▽
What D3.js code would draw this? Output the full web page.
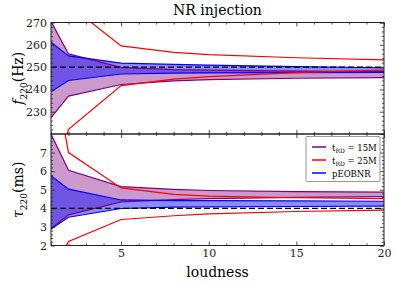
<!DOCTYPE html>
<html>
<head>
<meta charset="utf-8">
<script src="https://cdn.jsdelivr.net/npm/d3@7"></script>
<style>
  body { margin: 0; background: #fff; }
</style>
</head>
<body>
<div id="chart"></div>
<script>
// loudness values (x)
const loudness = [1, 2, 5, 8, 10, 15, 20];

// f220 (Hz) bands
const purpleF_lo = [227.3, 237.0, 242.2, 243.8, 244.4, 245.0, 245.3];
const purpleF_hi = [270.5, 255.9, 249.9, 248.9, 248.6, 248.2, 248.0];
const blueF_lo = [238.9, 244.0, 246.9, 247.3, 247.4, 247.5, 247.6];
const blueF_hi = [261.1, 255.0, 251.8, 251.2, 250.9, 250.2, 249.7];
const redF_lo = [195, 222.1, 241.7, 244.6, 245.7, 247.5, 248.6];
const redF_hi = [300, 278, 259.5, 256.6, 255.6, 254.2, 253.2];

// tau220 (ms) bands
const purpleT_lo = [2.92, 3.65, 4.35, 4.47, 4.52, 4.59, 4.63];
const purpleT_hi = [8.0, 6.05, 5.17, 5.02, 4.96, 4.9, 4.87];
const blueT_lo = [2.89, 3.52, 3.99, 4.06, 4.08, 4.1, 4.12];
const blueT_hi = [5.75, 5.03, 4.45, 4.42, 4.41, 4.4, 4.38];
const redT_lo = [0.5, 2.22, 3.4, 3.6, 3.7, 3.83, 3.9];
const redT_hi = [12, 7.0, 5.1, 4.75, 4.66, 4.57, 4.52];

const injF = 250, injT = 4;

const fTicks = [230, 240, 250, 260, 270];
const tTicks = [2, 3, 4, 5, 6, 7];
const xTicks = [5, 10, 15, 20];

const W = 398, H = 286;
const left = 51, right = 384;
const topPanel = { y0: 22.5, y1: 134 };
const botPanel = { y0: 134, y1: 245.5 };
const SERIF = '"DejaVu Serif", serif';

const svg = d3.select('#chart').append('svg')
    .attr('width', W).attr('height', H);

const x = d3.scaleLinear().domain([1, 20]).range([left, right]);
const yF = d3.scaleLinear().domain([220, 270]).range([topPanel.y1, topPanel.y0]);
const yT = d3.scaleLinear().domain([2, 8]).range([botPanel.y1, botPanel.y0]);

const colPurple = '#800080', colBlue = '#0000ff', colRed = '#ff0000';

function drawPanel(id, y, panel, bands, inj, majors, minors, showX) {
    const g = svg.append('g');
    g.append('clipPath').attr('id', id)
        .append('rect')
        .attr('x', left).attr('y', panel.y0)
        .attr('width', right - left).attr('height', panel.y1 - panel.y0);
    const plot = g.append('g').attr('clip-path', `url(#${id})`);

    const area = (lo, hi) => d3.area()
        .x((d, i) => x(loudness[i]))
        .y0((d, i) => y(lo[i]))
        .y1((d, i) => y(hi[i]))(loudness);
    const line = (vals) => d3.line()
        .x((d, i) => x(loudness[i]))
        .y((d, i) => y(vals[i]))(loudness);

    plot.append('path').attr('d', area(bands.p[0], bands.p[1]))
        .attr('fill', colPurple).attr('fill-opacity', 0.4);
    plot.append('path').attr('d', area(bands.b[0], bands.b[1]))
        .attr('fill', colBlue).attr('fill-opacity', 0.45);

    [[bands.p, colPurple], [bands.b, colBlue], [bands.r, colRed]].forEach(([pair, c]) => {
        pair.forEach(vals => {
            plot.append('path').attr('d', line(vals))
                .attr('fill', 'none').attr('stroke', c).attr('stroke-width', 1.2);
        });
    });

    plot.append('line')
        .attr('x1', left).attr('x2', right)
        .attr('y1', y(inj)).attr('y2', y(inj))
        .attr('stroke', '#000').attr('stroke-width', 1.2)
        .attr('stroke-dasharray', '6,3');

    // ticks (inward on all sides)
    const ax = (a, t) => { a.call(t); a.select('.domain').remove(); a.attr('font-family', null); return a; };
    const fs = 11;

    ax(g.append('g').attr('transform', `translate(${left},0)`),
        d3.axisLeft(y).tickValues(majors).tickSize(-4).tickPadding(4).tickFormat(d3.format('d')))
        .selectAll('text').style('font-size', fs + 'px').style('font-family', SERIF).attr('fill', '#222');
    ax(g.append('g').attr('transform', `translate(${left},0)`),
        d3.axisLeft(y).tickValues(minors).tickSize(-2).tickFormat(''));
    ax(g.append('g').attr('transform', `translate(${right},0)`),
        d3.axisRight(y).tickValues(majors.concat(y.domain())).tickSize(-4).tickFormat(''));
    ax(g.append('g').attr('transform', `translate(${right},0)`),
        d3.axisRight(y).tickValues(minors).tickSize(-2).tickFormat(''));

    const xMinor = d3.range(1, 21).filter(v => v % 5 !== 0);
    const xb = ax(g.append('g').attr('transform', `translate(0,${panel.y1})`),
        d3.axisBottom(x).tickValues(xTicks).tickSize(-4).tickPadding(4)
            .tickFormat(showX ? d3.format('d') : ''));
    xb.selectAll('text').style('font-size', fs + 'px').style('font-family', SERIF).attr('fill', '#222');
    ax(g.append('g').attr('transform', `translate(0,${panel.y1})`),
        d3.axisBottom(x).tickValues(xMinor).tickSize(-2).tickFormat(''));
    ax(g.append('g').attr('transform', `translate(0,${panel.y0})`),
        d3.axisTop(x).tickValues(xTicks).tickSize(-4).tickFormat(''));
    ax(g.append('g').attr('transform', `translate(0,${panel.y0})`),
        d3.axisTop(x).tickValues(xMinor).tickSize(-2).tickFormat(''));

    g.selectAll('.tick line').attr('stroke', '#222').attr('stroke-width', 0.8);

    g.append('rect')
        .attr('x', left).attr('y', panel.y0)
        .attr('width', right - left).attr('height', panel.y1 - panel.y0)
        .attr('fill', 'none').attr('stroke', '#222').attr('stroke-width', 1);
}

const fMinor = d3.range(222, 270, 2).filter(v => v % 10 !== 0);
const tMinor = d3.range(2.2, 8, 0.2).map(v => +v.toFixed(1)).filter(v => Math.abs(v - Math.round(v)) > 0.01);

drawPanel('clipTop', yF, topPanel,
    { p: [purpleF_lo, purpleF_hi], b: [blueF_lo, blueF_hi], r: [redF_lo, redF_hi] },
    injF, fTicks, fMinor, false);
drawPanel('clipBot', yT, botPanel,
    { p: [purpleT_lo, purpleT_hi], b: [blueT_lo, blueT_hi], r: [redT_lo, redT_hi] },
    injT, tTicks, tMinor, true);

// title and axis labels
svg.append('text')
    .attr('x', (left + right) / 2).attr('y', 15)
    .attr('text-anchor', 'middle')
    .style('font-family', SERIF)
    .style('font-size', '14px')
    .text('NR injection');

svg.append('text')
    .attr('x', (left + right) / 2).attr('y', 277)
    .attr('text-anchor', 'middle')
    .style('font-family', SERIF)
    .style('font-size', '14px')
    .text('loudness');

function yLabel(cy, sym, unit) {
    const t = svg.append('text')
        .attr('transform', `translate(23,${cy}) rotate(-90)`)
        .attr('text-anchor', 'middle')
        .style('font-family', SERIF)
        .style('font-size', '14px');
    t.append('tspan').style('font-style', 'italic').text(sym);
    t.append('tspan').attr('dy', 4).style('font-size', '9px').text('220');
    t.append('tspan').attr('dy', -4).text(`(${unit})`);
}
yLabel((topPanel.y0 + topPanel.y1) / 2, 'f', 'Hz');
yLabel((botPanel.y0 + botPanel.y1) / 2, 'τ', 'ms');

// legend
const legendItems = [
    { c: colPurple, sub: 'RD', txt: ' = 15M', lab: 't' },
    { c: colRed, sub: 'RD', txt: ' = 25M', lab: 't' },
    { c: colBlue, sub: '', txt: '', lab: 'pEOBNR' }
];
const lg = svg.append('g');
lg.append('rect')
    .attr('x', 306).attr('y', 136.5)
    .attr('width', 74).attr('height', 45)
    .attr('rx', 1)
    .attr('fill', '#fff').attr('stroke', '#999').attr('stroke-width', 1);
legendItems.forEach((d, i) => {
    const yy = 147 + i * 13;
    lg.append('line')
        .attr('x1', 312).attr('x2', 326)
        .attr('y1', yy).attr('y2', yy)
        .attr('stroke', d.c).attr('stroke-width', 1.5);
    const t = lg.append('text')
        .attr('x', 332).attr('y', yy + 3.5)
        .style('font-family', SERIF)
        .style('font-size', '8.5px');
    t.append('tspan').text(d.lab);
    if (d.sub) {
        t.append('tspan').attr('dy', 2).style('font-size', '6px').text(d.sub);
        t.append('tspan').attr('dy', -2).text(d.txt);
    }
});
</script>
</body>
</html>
△
> [Short problem]: Starting with the first line of the data above and ending with the line containing "const redF_hi = [300, 278, 259.5, 256.6, 255.6, 254.2, 253.2];", please restate every line exactly, leaving images out.

> [Correct result]:
What D3.js code would draw this? Output the full web page.
<!DOCTYPE html>
<html>
<head>
<meta charset="utf-8">
<script src="https://cdn.jsdelivr.net/npm/d3@7"></script>
<style>
  body { margin: 0; background: #fff; }
</style>
</head>
<body>
<div id="chart"></div>
<script>
// loudness values (x)
const loudness = [1, 2, 5, 8, 10, 15, 20];

// f220 (Hz) bands
const purpleF_lo = [227.3, 237.0, 242.2, 243.8, 244.4, 245.0, 245.3];
const purpleF_hi = [270.5, 255.9, 249.9, 248.9, 248.6, 248.2, 248.0];
const blueF_lo = [238.9, 244.0, 246.9, 247.3, 247.4, 247.5, 247.6];
const blueF_hi = [261.1, 255.0, 251.8, 251.2, 250.9, 250.2, 249.7];
const redF_lo = [195, 222.1, 241.7, 244.6, 245.7, 247.5, 248.6];
const redF_hi = [300, 278, 259.5, 256.6, 255.6, 254.2, 253.2];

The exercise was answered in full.